Une affaire de famille

Nietzsche (et par extension son œuvre) n'a jamais cessé de fasciner et d'être le sujet d'ambitieux travaux éditoriaux. Rassemblés, commentés et présentés, ces recueils sont autant de manières d'aborder et d'expliquer la pensée nietzschéenne. Et s'il n'est pas rare de voir ces rééditions accompagnées de nouvelles interprétations, il est beaucoup plus surprenant de découvrir un texte proprement frauduleux. Et pourtant, cette contrefaçon existe belle et bien, et si elle provoque encore les débats, La volonté de puissance est encore éditée et disponible.

C'est en 1901 que la première édition de La volonté de puissance est publiée. Mis en place par Peter Gast et Elisabeth Förster-Nietzsche (la sœur du philosophe, qui fournit les différents feuillets utilisés pour le livre), ce premier recueil est vendu par ses éditeurs comme le philosophème, la somme de la pensée de l'auteur allemand. Assemblé avec les brouillons d'un projet de livre abandonné (qui alimente finalement des morceaux du Crépuscule des idoles et de L'Antéchrist), le manque de teneur scientifique de ce livre est, dès sa première parution, remarquée par les philologues, ce qui n'empêchera pas La volonté de puissance d'être régulièrement réédité, remanié, chaque version s'éloignant à chaque fois plus de la vérité.

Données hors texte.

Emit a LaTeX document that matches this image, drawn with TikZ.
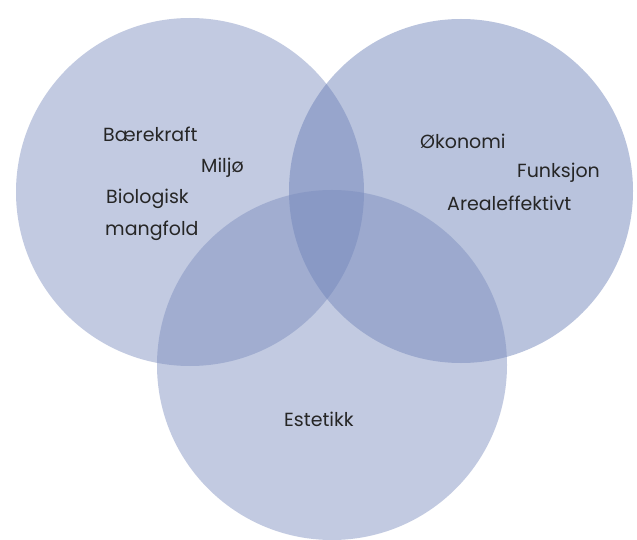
\documentclass[tikz,border=0pt]{standalone}
\usepackage{fontspec}
\setmainfont{Poppins}
\begin{document}
\begin{tikzpicture}[x=1pt,y=-1pt,
  circ/.style={fill=#1,fill opacity=0.45,draw=none},
  lbl/.style={anchor=west,inner sep=0pt,font=\fontsize{19}{22}\selectfont,text=black!85}]
\definecolor{cl}{RGB}{121,139,189}
\definecolor{cr}{RGB}{100,122,180}
\useasboundingbox (0,0) rectangle (637,540);
\fill[white] (0,0) rectangle (637,540);
\path[circ=cl] (190,192) circle[radius=174];
\path[circ=cr] (461,191) circle[radius=172];
\path[circ=cl] (332,365) circle[radius=175];
\node[lbl] (b) at (103,134) {Bærekraft};
\node[lbl] (m) at (201,168) {Miljø};
\node[lbl] (bi) at (106,199) {Biologisk};
\node[lbl] (mg) at (105,231) {mangfold};
\node[lbl] (o) at (420,141) {Økonomi};
\node[lbl] (f) at (517,173) {Funksjon};
\node[lbl] (a) at (447,203) {Arealeffektivt};
\node[lbl] (e) at (284,419) {Estetikk};
\end{tikzpicture}
\end{document}
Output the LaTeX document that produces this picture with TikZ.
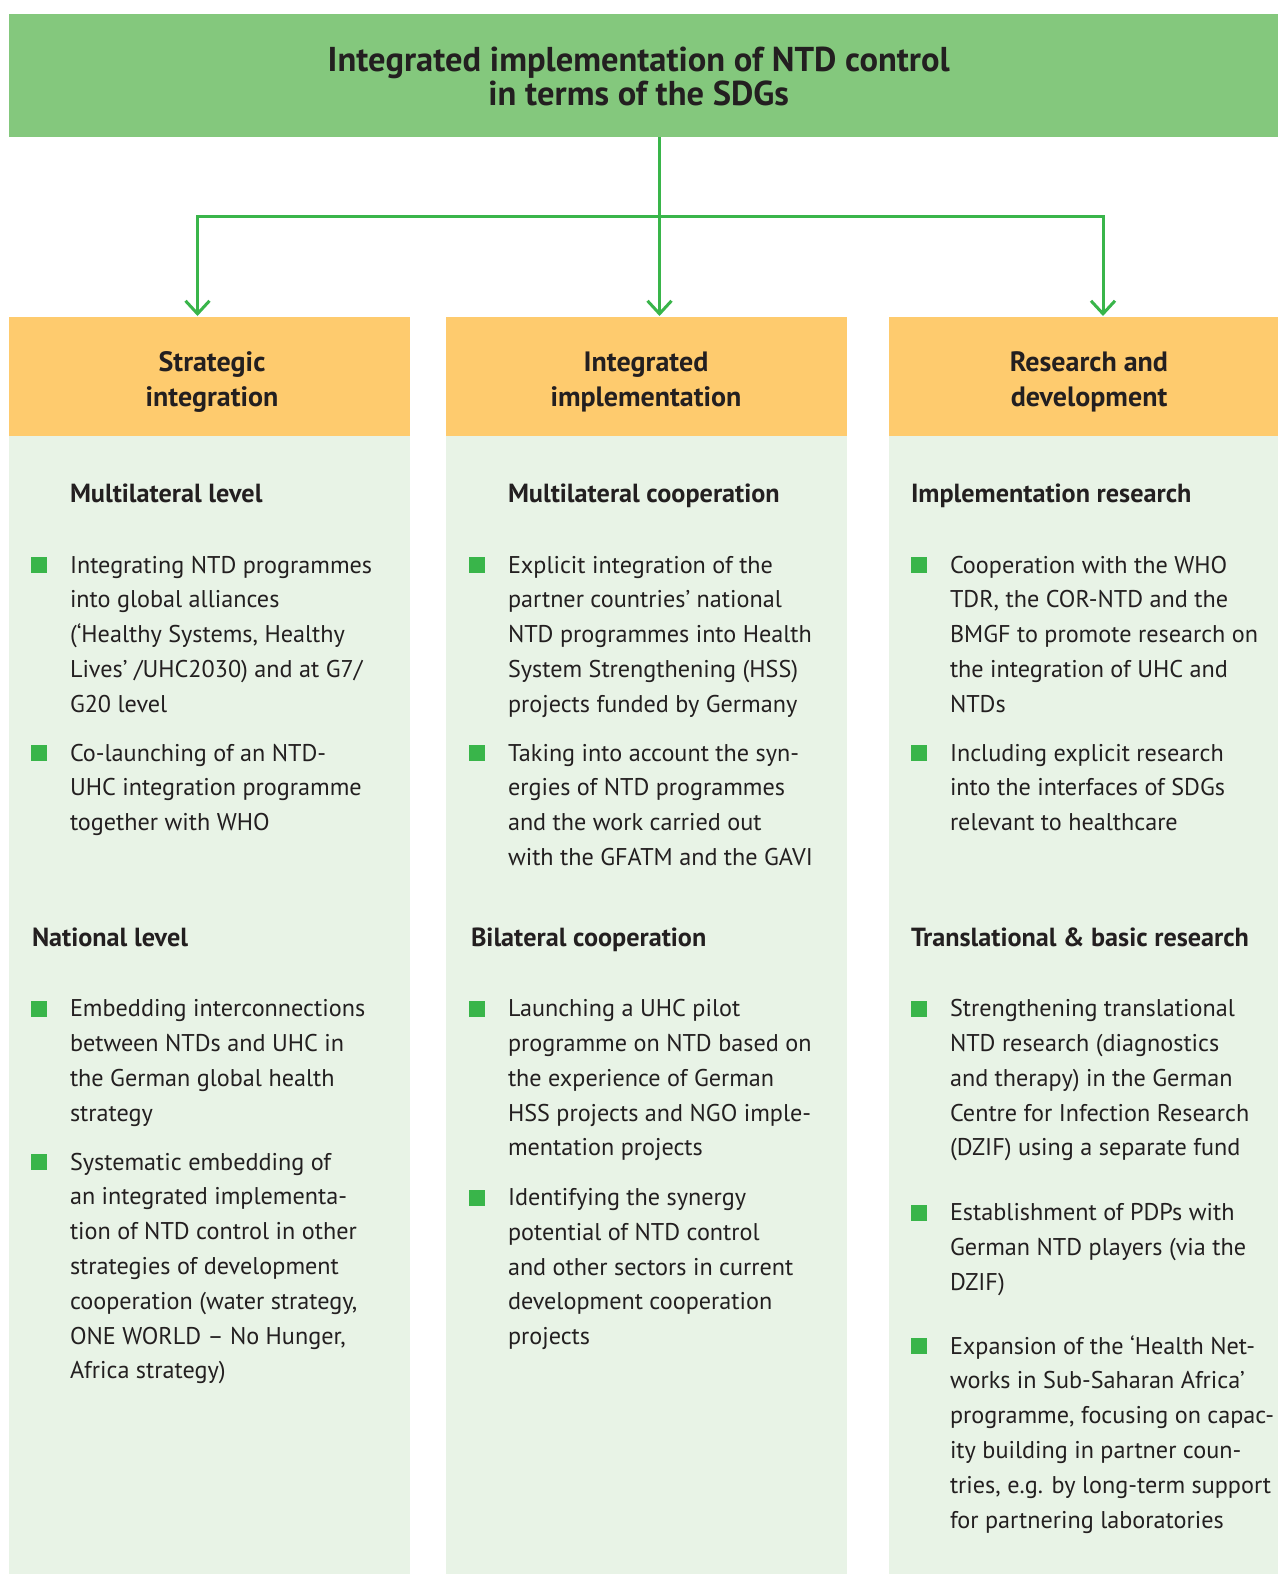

La volonté de puissance, un vrai faux livre

Cette imposture, Mazzino Montinari, spécialiste italien du travail de Nietzsche, l'a remarqué, et en a fait le sujet principal de quatre courts essais, réunis par les éditions de l'Éclat dans La volonté de puissance n'existe pas. Recueil brillant et fascinant, l'auteur retrace ici l'histoire de l'assemblage de ces textes mais aussi des différentes mésinterprétations et affiliations erronées de la pensée nietzschéenne qu'il a pu provoquer. Ayant lui aussi participé à l'édition de certaines des plus grandes œuvres du philosophe, les faits rapportés tiennent presque du témoignage, et le récit de la mise au monde de ce texte qui n'existe pas surprend de par son absurdité.

Loin de n'être qu'une attaque vaine, La volonté de puissance n'existe pas est un plaidoyer pour la lecture et la découverte de l'œuvre de Nietzsche. Précis et pourtant accessible, voici un livre éclairé et éclairant qui trouve son meilleur conseil en conclusion en nous rappelant qu'il faut laisser tomber les ramassis mal conçus, les vieux faux éditoriaux : il n'y a là rien à apprendre.